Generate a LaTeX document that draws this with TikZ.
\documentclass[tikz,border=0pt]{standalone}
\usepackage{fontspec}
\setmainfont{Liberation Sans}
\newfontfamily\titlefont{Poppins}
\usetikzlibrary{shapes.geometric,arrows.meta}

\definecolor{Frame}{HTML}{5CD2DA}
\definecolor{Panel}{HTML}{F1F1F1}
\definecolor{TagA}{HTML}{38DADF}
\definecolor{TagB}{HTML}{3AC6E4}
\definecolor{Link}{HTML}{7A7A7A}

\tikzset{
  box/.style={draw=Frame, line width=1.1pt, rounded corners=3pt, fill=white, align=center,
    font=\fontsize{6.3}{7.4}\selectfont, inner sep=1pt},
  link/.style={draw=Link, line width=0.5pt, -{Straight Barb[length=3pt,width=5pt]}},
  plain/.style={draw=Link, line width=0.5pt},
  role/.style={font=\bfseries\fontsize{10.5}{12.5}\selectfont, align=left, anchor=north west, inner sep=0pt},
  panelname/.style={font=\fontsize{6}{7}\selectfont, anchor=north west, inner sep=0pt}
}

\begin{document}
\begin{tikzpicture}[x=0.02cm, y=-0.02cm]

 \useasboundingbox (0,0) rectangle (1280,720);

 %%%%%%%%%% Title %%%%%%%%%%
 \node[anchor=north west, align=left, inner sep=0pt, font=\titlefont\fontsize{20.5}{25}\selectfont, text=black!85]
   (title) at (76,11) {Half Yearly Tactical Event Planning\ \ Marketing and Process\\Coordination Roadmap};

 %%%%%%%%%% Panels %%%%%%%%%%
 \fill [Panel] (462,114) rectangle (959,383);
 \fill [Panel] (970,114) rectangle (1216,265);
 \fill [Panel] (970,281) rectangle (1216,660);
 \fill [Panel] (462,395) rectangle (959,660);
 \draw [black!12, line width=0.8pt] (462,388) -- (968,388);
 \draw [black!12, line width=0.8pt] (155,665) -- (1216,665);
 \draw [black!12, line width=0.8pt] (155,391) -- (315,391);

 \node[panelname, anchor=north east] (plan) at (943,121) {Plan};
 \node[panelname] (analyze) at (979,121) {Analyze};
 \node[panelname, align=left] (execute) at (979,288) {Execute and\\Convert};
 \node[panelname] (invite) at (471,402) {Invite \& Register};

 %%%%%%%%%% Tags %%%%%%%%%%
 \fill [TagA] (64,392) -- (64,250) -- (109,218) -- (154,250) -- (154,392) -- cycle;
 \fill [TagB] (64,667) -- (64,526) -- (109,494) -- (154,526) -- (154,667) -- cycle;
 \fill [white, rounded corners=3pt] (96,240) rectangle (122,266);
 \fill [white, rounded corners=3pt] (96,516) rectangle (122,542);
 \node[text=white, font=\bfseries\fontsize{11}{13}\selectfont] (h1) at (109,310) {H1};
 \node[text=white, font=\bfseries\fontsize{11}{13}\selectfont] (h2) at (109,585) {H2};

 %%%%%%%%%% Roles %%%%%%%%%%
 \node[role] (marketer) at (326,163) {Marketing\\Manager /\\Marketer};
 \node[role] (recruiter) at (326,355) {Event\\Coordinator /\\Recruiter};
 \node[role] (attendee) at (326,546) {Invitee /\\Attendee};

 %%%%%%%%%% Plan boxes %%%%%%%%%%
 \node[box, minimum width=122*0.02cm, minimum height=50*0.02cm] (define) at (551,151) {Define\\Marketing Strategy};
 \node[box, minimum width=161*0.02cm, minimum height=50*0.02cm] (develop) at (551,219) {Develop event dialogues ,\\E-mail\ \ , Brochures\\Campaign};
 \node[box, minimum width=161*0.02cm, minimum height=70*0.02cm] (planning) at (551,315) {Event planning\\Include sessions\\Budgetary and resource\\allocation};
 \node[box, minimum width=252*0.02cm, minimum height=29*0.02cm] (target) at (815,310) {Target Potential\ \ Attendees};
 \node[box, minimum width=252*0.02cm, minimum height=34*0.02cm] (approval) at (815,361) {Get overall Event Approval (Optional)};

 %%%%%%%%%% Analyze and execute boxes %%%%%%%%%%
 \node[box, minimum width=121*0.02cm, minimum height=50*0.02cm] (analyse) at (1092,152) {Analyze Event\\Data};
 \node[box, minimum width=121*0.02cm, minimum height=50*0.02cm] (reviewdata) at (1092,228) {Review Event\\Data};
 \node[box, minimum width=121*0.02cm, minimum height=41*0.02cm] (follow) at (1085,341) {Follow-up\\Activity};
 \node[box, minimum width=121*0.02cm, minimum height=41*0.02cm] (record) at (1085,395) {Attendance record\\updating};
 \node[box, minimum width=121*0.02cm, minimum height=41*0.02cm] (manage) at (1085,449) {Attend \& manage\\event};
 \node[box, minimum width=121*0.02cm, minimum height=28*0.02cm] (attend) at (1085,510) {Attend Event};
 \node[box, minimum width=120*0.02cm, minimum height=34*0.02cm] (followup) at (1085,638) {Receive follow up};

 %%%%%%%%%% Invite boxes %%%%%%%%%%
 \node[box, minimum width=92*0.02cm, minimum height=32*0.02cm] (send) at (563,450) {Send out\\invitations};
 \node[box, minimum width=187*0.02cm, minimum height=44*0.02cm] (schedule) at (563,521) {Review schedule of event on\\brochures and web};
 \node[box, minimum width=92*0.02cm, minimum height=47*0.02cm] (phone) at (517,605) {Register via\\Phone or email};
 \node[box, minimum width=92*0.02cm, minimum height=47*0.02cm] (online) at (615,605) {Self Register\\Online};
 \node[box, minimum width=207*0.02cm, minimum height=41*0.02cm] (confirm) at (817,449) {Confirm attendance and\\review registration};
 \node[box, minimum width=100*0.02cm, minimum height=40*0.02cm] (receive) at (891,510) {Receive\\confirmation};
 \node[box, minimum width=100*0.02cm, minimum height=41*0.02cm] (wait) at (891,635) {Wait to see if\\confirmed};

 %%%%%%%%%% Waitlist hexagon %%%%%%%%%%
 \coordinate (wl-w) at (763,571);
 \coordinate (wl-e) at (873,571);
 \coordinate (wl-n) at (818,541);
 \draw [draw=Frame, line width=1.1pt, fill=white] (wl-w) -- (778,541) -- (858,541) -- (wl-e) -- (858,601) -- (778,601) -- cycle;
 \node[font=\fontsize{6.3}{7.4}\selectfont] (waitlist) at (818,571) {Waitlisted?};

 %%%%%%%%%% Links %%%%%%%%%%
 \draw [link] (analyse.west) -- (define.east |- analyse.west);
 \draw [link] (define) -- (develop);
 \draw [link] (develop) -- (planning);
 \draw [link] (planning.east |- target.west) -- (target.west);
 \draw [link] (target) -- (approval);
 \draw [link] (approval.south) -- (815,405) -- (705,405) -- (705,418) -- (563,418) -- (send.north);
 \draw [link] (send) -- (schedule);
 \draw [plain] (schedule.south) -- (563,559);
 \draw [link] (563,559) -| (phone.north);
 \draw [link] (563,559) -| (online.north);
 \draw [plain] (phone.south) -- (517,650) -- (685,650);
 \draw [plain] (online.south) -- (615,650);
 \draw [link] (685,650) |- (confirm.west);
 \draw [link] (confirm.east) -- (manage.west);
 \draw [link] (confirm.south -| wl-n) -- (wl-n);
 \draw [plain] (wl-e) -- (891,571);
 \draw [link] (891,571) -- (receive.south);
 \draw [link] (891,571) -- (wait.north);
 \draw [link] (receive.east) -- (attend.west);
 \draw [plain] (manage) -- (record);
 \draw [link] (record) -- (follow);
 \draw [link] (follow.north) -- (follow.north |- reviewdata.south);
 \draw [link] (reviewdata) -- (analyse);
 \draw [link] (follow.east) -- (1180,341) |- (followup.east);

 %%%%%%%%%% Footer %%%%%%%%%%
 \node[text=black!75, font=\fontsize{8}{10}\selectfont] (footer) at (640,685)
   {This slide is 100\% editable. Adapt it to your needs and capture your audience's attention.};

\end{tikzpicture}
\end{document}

Given problem
Include the first line, the line containing "(155,391) -- (315,391);", and every line between them, copied exactly from the material above; output no other line.

Solution for this task
Generate a LaTeX document that draws this with TikZ.
\documentclass[tikz,border=0pt]{standalone}
\usepackage{fontspec}
\setmainfont{Liberation Sans}
\newfontfamily\titlefont{Poppins}
\usetikzlibrary{shapes.geometric,arrows.meta}

\definecolor{Frame}{HTML}{5CD2DA}
\definecolor{Panel}{HTML}{F1F1F1}
\definecolor{TagA}{HTML}{38DADF}
\definecolor{TagB}{HTML}{3AC6E4}
\definecolor{Link}{HTML}{7A7A7A}

\tikzset{
  box/.style={draw=Frame, line width=1.1pt, rounded corners=3pt, fill=white, align=center,
    font=\fontsize{6.3}{7.4}\selectfont, inner sep=1pt},
  link/.style={draw=Link, line width=0.5pt, -{Straight Barb[length=3pt,width=5pt]}},
  plain/.style={draw=Link, line width=0.5pt},
  role/.style={font=\bfseries\fontsize{10.5}{12.5}\selectfont, align=left, anchor=north west, inner sep=0pt},
  panelname/.style={font=\fontsize{6}{7}\selectfont, anchor=north west, inner sep=0pt}
}

\begin{document}
\begin{tikzpicture}[x=0.02cm, y=-0.02cm]

 \useasboundingbox (0,0) rectangle (1280,720);

 %%%%%%%%%% Title %%%%%%%%%%
 \node[anchor=north west, align=left, inner sep=0pt, font=\titlefont\fontsize{20.5}{25}\selectfont, text=black!85]
   (title) at (76,11) {Half Yearly Tactical Event Planning\ \ Marketing and Process\\Coordination Roadmap};

 %%%%%%%%%% Panels %%%%%%%%%%
 \fill [Panel] (462,114) rectangle (959,383);
 \fill [Panel] (970,114) rectangle (1216,265);
 \fill [Panel] (970,281) rectangle (1216,660);
 \fill [Panel] (462,395) rectangle (959,660);
 \draw [black!12, line width=0.8pt] (462,388) -- (968,388);
 \draw [black!12, line width=0.8pt] (155,665) -- (1216,665);
 \draw [black!12, line width=0.8pt] (155,391) -- (315,391);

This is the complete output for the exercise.